> _Raw data_:

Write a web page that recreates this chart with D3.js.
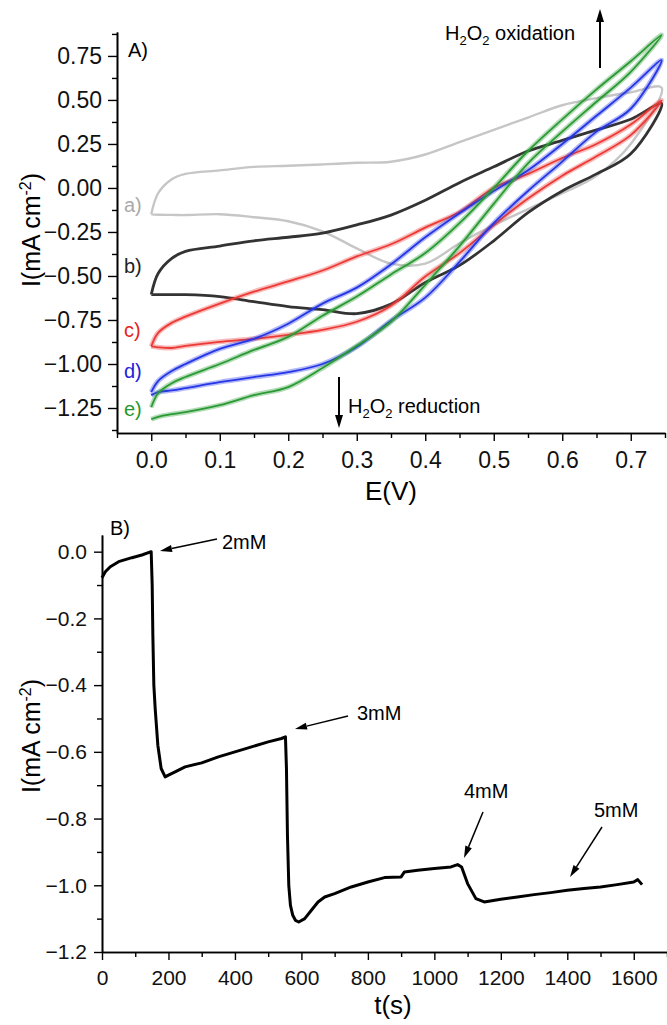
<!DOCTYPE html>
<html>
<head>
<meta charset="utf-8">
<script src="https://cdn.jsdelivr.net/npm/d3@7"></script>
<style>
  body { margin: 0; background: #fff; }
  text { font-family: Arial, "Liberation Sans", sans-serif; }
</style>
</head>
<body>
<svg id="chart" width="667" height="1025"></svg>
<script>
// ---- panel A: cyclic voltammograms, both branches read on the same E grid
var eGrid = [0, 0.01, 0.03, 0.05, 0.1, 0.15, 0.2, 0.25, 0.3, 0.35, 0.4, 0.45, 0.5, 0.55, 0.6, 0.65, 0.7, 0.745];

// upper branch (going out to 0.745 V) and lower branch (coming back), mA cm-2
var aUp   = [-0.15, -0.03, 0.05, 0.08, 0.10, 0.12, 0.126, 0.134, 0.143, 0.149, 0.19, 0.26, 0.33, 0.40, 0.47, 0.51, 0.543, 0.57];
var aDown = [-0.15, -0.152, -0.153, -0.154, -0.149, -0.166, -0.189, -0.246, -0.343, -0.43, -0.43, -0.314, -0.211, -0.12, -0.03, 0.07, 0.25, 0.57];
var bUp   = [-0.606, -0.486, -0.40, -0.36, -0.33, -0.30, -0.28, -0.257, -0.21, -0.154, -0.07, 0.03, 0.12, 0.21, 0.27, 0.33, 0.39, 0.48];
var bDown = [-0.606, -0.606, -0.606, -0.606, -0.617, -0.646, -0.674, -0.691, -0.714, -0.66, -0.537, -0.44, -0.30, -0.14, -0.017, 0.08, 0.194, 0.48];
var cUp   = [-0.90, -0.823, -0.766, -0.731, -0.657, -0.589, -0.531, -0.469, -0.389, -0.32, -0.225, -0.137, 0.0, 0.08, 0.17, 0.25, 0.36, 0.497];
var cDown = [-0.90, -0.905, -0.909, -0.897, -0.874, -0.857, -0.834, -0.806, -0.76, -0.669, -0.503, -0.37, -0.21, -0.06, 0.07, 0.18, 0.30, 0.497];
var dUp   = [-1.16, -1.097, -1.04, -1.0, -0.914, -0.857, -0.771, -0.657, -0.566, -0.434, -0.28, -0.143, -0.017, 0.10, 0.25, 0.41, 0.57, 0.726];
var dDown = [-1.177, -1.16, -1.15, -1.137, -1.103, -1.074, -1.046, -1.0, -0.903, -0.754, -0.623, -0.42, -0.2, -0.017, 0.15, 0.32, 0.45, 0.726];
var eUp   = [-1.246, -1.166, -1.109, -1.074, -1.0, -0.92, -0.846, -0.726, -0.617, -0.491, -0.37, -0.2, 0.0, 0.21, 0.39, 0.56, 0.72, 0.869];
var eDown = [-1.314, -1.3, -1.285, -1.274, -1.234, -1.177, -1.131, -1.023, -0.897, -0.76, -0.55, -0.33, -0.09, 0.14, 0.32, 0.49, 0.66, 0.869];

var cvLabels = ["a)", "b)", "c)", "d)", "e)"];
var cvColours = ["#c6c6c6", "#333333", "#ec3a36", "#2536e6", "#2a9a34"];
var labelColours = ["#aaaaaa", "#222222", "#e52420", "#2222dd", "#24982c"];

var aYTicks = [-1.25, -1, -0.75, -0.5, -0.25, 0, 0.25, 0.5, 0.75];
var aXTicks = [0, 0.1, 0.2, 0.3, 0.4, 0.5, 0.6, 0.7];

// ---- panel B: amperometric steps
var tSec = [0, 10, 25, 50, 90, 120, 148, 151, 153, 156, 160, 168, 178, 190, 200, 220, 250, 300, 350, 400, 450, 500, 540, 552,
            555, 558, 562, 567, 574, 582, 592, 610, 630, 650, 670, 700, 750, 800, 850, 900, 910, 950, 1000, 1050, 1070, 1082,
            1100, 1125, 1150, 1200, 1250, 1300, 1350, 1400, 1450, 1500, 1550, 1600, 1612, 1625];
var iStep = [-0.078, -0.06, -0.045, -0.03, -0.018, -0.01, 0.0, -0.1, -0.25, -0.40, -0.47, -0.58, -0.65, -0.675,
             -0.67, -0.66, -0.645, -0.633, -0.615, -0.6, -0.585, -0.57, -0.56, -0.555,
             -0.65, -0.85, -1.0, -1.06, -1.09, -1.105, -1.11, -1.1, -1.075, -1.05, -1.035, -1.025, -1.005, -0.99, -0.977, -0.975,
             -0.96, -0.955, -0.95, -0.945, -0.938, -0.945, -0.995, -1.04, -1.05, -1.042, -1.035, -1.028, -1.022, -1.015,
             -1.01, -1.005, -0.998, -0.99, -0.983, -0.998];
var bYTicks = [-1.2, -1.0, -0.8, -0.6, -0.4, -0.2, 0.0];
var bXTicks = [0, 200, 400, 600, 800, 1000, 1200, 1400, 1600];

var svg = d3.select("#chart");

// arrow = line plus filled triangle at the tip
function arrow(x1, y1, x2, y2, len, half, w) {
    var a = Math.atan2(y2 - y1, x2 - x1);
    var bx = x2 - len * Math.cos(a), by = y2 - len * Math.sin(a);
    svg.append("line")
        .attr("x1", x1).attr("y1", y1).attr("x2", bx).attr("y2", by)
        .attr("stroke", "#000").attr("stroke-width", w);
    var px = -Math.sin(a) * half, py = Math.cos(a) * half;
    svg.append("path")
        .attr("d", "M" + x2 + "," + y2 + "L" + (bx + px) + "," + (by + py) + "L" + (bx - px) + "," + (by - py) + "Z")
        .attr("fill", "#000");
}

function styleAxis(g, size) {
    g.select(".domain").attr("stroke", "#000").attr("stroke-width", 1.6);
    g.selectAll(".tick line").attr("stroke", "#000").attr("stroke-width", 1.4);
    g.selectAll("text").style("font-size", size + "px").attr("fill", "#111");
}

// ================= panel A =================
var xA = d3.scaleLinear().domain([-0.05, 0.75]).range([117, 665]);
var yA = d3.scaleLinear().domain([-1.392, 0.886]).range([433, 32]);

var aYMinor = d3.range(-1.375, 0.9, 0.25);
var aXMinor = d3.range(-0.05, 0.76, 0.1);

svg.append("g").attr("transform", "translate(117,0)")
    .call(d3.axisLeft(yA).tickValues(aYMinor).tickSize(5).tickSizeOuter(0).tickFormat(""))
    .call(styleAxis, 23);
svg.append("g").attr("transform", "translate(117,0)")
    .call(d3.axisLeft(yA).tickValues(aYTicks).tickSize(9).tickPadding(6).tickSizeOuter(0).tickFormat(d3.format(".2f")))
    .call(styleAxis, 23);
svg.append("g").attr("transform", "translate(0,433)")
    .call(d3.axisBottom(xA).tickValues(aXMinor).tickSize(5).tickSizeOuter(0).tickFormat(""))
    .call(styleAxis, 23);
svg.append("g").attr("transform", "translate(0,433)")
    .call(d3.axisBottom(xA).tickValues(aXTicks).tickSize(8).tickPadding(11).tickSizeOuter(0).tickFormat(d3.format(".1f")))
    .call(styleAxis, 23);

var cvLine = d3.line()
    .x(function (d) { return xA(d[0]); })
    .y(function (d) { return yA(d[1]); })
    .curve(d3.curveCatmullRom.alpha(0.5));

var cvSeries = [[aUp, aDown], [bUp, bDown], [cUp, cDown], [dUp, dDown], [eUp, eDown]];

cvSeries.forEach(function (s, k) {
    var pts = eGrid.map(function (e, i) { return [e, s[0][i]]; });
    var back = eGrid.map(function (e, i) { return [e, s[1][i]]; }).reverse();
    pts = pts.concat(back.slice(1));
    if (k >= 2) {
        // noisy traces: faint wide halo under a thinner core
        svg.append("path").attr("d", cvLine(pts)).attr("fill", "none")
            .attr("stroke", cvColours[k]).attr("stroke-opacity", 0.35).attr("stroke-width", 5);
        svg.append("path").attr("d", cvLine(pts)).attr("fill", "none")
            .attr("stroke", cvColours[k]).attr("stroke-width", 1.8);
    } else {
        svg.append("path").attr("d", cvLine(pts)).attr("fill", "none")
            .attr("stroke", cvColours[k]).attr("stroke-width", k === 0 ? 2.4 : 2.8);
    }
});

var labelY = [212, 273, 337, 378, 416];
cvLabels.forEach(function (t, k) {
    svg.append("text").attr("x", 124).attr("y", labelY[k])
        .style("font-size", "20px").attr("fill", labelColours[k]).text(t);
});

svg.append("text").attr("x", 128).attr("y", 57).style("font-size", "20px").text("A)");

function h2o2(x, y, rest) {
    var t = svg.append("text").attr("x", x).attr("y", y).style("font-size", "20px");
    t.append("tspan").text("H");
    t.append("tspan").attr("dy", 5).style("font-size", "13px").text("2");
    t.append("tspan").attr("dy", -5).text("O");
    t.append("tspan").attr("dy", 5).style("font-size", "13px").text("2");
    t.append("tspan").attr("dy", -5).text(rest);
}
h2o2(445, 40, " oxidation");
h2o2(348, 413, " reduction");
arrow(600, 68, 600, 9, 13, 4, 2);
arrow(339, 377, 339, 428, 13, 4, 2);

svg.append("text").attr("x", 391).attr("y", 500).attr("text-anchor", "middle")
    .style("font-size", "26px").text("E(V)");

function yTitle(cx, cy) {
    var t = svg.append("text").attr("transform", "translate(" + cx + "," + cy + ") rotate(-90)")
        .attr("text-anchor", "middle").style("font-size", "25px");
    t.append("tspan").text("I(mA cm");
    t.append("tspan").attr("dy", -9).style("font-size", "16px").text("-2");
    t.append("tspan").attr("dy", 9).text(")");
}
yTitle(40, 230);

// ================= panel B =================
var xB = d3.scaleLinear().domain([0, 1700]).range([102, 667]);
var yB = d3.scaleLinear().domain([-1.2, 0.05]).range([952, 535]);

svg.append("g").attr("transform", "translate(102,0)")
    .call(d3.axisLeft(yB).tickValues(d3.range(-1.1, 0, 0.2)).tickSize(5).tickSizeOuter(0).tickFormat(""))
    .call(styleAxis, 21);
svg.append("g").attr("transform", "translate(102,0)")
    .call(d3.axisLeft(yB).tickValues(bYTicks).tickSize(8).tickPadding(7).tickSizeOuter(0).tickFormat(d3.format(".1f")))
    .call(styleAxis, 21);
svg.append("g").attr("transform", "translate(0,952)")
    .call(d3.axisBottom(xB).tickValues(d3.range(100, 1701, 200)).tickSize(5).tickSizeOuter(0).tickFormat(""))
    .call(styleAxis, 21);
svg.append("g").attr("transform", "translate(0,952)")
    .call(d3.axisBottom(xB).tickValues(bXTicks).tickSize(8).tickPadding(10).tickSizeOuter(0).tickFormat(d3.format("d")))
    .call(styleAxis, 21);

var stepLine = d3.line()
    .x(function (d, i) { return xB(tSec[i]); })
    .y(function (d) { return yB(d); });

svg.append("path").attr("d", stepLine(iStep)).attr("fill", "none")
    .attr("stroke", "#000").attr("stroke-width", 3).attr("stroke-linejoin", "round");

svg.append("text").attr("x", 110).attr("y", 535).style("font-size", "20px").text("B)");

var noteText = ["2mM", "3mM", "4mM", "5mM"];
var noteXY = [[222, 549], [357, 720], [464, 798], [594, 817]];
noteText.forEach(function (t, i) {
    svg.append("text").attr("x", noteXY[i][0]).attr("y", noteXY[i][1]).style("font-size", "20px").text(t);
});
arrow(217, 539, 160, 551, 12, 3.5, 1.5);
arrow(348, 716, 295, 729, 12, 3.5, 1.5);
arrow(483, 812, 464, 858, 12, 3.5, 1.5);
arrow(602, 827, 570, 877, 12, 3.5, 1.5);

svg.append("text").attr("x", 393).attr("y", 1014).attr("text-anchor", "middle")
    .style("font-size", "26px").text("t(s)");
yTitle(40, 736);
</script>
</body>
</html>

> _What the task asks_: Write out, word for word, the lines from the start of the data through the one holding "0.65, 0.7, 0.745];". Omit pictures.

> _Result for this task_:
Write a web page that recreates this chart with D3.js.
<!DOCTYPE html>
<html>
<head>
<meta charset="utf-8">
<script src="https://cdn.jsdelivr.net/npm/d3@7"></script>
<style>
  body { margin: 0; background: #fff; }
  text { font-family: Arial, "Liberation Sans", sans-serif; }
</style>
</head>
<body>
<svg id="chart" width="667" height="1025"></svg>
<script>
// ---- panel A: cyclic voltammograms, both branches read on the same E grid
var eGrid = [0, 0.01, 0.03, 0.05, 0.1, 0.15, 0.2, 0.25, 0.3, 0.35, 0.4, 0.45, 0.5, 0.55, 0.6, 0.65, 0.7, 0.745];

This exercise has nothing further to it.